What the exercise asks: What follows is a listing. Return every line of it exactly.

Source excerpt:
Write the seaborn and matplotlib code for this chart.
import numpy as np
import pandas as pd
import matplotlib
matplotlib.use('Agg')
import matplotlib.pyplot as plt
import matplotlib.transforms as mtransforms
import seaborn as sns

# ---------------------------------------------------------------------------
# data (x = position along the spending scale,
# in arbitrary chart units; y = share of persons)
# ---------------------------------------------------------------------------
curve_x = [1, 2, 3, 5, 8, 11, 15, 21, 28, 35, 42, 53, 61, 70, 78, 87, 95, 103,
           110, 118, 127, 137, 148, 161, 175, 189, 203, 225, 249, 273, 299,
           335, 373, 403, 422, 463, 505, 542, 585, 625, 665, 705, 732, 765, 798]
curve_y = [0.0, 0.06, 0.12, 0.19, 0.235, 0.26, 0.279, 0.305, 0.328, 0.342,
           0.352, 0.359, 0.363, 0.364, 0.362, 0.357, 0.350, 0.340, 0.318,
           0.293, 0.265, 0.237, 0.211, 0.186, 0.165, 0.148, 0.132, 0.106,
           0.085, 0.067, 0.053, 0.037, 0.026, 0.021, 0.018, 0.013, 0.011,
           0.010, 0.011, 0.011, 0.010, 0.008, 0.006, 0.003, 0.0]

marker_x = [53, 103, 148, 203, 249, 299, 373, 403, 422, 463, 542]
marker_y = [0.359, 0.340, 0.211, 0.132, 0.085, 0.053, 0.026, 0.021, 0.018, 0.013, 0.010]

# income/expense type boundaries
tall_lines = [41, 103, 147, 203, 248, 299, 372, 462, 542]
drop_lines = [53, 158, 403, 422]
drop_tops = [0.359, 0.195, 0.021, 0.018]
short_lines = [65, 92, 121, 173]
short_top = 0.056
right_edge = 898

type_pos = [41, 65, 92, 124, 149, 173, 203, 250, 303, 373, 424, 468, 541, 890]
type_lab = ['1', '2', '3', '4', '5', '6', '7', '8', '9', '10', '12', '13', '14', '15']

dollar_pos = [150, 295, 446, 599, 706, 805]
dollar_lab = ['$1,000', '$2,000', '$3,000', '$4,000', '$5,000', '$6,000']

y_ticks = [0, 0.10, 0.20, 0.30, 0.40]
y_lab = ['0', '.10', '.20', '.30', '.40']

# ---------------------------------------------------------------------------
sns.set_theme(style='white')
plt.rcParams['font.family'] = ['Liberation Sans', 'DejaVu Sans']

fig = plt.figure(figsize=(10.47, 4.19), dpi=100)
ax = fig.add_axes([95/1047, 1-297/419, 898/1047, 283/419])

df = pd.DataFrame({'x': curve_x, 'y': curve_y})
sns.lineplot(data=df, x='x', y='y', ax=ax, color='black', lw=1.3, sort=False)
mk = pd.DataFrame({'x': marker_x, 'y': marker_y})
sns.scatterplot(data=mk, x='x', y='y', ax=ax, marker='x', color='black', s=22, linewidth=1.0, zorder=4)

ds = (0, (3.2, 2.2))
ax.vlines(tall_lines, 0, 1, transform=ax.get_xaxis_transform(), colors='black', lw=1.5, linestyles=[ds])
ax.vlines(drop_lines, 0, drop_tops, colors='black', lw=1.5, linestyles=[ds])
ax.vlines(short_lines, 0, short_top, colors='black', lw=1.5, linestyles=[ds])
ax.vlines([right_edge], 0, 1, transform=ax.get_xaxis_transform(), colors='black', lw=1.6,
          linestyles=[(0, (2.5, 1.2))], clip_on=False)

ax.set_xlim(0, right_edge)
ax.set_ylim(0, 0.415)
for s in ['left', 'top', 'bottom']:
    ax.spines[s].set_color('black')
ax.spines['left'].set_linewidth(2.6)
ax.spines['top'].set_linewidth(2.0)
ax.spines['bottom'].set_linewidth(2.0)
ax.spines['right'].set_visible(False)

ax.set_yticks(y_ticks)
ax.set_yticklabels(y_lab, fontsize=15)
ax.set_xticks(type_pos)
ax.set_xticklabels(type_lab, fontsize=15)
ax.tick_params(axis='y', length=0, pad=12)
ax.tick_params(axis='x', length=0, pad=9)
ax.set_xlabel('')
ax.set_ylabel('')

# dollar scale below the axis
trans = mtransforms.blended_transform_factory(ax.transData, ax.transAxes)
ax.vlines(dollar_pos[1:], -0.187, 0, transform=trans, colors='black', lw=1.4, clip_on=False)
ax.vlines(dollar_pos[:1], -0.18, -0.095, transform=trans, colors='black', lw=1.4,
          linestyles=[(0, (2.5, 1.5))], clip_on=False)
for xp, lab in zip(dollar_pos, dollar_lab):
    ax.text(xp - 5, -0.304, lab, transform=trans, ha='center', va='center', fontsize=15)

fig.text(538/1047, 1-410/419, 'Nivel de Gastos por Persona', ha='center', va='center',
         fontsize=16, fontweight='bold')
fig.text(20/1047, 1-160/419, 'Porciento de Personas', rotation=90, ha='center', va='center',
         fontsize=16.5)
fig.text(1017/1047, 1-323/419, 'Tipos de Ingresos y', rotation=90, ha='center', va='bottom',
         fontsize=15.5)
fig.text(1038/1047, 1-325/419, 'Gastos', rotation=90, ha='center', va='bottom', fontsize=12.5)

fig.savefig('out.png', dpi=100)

Output of the task:
Write the seaborn and matplotlib code for this chart.
import numpy as np
import pandas as pd
import matplotlib
matplotlib.use('Agg')
import matplotlib.pyplot as plt
import matplotlib.transforms as mtransforms
import seaborn as sns

# ---------------------------------------------------------------------------
# data (x = position along the spending scale,
# in arbitrary chart units; y = share of persons)
# ---------------------------------------------------------------------------
curve_x = [1, 2, 3, 5, 8, 11, 15, 21, 28, 35, 42, 53, 61, 70, 78, 87, 95, 103,
           110, 118, 127, 137, 148, 161, 175, 189, 203, 225, 249, 273, 299,
           335, 373, 403, 422, 463, 505, 542, 585, 625, 665, 705, 732, 765, 798]
curve_y = [0.0, 0.06, 0.12, 0.19, 0.235, 0.26, 0.279, 0.305, 0.328, 0.342,
           0.352, 0.359, 0.363, 0.364, 0.362, 0.357, 0.350, 0.340, 0.318,
           0.293, 0.265, 0.237, 0.211, 0.186, 0.165, 0.148, 0.132, 0.106,
           0.085, 0.067, 0.053, 0.037, 0.026, 0.021, 0.018, 0.013, 0.011,
           0.010, 0.011, 0.011, 0.010, 0.008, 0.006, 0.003, 0.0]

marker_x = [53, 103, 148, 203, 249, 299, 373, 403, 422, 463, 542]
marker_y = [0.359, 0.340, 0.211, 0.132, 0.085, 0.053, 0.026, 0.021, 0.018, 0.013, 0.010]

# income/expense type boundaries
tall_lines = [41, 103, 147, 203, 248, 299, 372, 462, 542]
drop_lines = [53, 158, 403, 422]
drop_tops = [0.359, 0.195, 0.021, 0.018]
short_lines = [65, 92, 121, 173]
short_top = 0.056
right_edge = 898

type_pos = [41, 65, 92, 124, 149, 173, 203, 250, 303, 373, 424, 468, 541, 890]
type_lab = ['1', '2', '3', '4', '5', '6', '7', '8', '9', '10', '12', '13', '14', '15']

dollar_pos = [150, 295, 446, 599, 706, 805]
dollar_lab = ['$1,000', '$2,000', '$3,000', '$4,000', '$5,000', '$6,000']

y_ticks = [0, 0.10, 0.20, 0.30, 0.40]
y_lab = ['0', '.10', '.20', '.30', '.40']

# ---------------------------------------------------------------------------
sns.set_theme(style='white')
plt.rcParams['font.family'] = ['Liberation Sans', 'DejaVu Sans']

fig = plt.figure(figsize=(10.47, 4.19), dpi=100)
ax = fig.add_axes([95/1047, 1-297/419, 898/1047, 283/419])

df = pd.DataFrame({'x': curve_x, 'y': curve_y})
sns.lineplot(data=df, x='x', y='y', ax=ax, color='black', lw=1.3, sort=False)
mk = pd.DataFrame({'x': marker_x, 'y': marker_y})
sns.scatterplot(data=mk, x='x', y='y', ax=ax, marker='x', color='black', s=22, linewidth=1.0, zorder=4)

ds = (0, (3.2, 2.2))
ax.vlines(tall_lines, 0, 1, transform=ax.get_xaxis_transform(), colors='black', lw=1.5, linestyles=[ds])
ax.vlines(drop_lines, 0, drop_tops, colors='black', lw=1.5, linestyles=[ds])
ax.vlines(short_lines, 0, short_top, colors='black', lw=1.5, linestyles=[ds])
ax.vlines([right_edge], 0, 1, transform=ax.get_xaxis_transform(), colors='black', lw=1.6,
          linestyles=[(0, (2.5, 1.2))], clip_on=False)

ax.set_xlim(0, right_edge)
ax.set_ylim(0, 0.415)
for s in ['left', 'top', 'bottom']:
    ax.spines[s].set_color('black')
ax.spines['left'].set_linewidth(2.6)
ax.spines['top'].set_linewidth(2.0)
ax.spines['bottom'].set_linewidth(2.0)
ax.spines['right'].set_visible(False)

ax.set_yticks(y_ticks)
ax.set_yticklabels(y_lab, fontsize=15)
ax.set_xticks(type_pos)
ax.set_xticklabels(type_lab, fontsize=15)
ax.tick_params(axis='y', length=0, pad=12)
ax.tick_params(axis='x', length=0, pad=9)
ax.set_xlabel('')
ax.set_ylabel('')

# dollar scale below the axis
trans = mtransforms.blended_transform_factory(ax.transData, ax.transAxes)
ax.vlines(dollar_pos[1:], -0.187, 0, transform=trans, colors='black', lw=1.4, clip_on=False)
ax.vlines(dollar_pos[:1], -0.18, -0.095, transform=trans, colors='black', lw=1.4,
          linestyles=[(0, (2.5, 1.5))], clip_on=False)
for xp, lab in zip(dollar_pos, dollar_lab):
    ax.text(xp - 5, -0.304, lab, transform=trans, ha='center', va='center', fontsize=15)

fig.text(538/1047, 1-410/419, 'Nivel de Gastos por Persona', ha='center', va='center',
         fontsize=16, fontweight='bold')
fig.text(20/1047, 1-160/419, 'Porciento de Personas', rotation=90, ha='center', va='center',
         fontsize=16.5)
fig.text(1017/1047, 1-323/419, 'Tipos de Ingresos y', rotation=90, ha='center', va='bottom',
         fontsize=15.5)
fig.text(1038/1047, 1-325/419, 'Gastos', rotation=90, ha='center', va='bottom', fontsize=12.5)

fig.savefig('out.png', dpi=100)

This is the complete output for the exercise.